Character Development

These chapters sharpen a triangle of obsession, resilience, and disillusionment. The investigation stops being procedural and turns personal, locking hunter and survivor into a story they both know isn’t over.

  • Wren: Professional detachment cracks when the bracelet exposes her past as Emily Maloney. She refuses despair, reframing the cemetery rescue as a tactical win and anchoring herself in agency rather than fear.
  • Jeremy: The artist of death meets imperfection. His insecurity flares; he’s meticulous but impulsive, theatrical yet sloppy when provoked—especially by the specter of Emily’s escape.
  • Leroux: The case wears him down. He vacillates between cynicism and fragile hope, embodying the emotional cost of chasing a killer who controls the tempo.

Themes & Symbols

The section pivots on Identity and Deception. Wren’s hidden past as Emily collides with her public face, and the story reframes itself as a duel where identity is both weapon and target. Jeremy manipulates perception—bandaging wounds, timing discoveries—while Wren fights to reclaim narrative control by interpreting survival as victory. Their conflict becomes a battle to define what each scene means.

The bracelet becomes the linchpin symbol. For Jeremy, it’s ownership and authorship—a signature announcing he knows the truth. For Wren, it crystallizes trauma and recognition, collapsing the barrier between then and now. Hemlock functions as an emblem of performance and philosophy; invoking Socrates lets Jeremy masquerade as a thinker staging moral theater rather than a murderer. Meanwhile, the cemetery’s “City of the Dead” heightens The Hunt: Predator vs. Prey, where the terrain itself—fences, bones, coffins—becomes apparatus for control, resistance, and rebirth. Underneath, Survival and Resilience reshape the power dynamic, while Control and Powerlessness flickers at the edges of every staged “choice.”


Key Quotes

“Cal, don’t leave me.”

  • The plea anchors the bayou flashback in human connection and terror. It underscores Emily’s physical helplessness while foreshadowing the will that soon turns despair into strategy at the fence.

“She has a pulse!”

  • Wren’s cry punctures Jeremy’s spectacle. In a scene scripted for shock and futility, this line reframes the act as intervention—not perfection—marking a moral and procedural win that rattles the killer.

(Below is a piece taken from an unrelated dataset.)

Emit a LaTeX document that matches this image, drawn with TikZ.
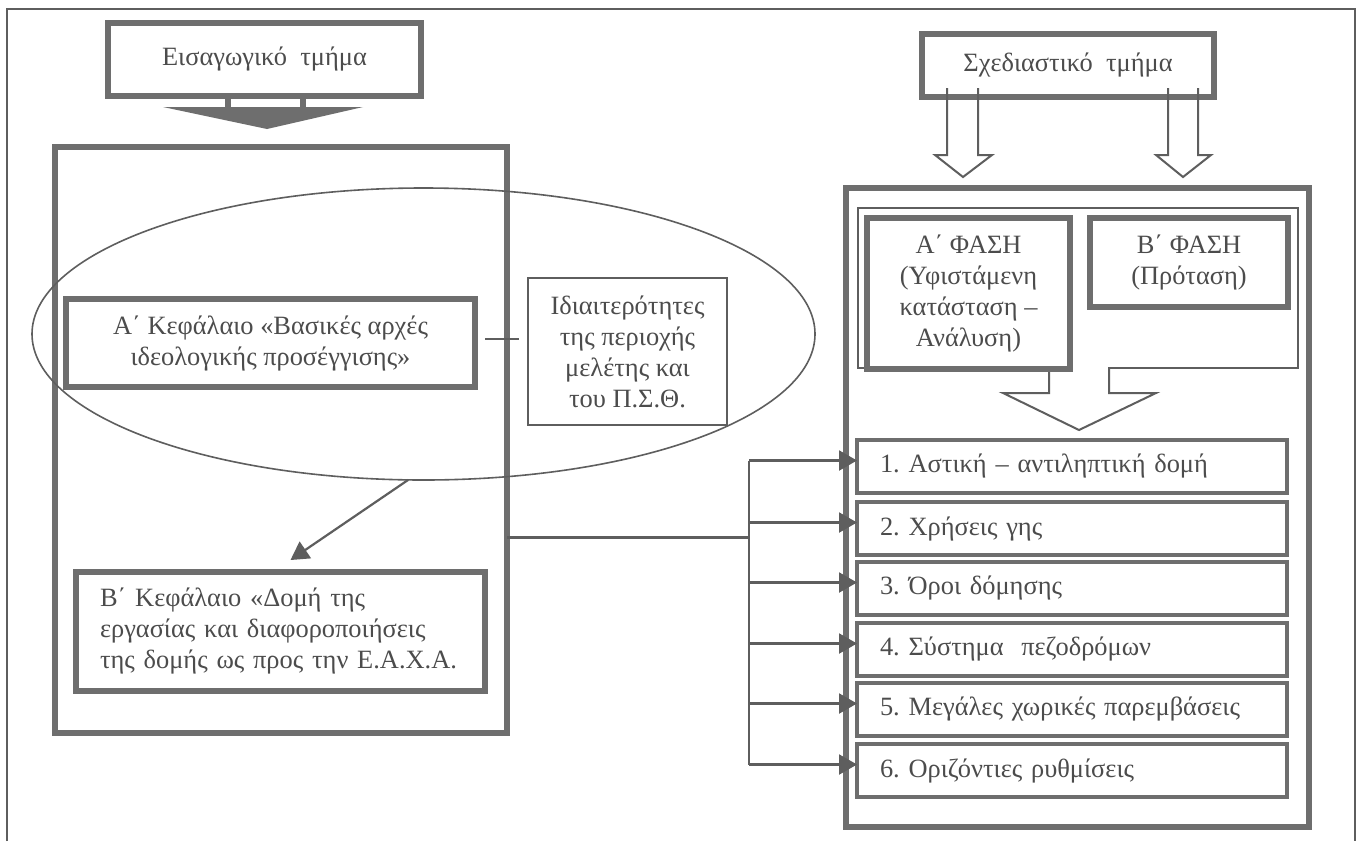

“What are we supposed to do with a participation trophy?”

  • Leroux voices institutional fatigue and skepticism. His line interprets the scene through failure, letting Wren’s counterpoint—“The killer failed”—stand out as a statement of purpose and perspective.

“There can be no more mistakes.”

  • Jeremy’s mantra exposes his fracture point. The vow both tightens his method and signals volatility; a killer obsessed with control is most dangerous when he feels it slipping.

Hemlock as “Socrates’ cup.”

  • By aligning his murder with a philosophical execution, Jeremy masks cruelty with grandiosity. The allusion reveals a self-styled auteur elevating homicide into “thought,” proof of the god complex driving his theater.

Why This Matters and Section Significance

This stretch delivers the novel’s hinge: Wren Muller is Emily Maloney, the one who got away, and every recent kill is a message addressed to her. The cemetery sequence fuses timelines—past escape to present pursuit—and converts a procedural into a personal duel. Jeremy’s flaunted intellect, the bracelet’s revelation, and the hemlock “insurance” expose a predator who scripts not just deaths but meanings. Wren’s refusal to cede that meaning—calling an almost-rescue a victory—shifts the balance. From here on, the case isn’t about decoding a stranger; it’s about surviving a bespoke hunt built from shared history.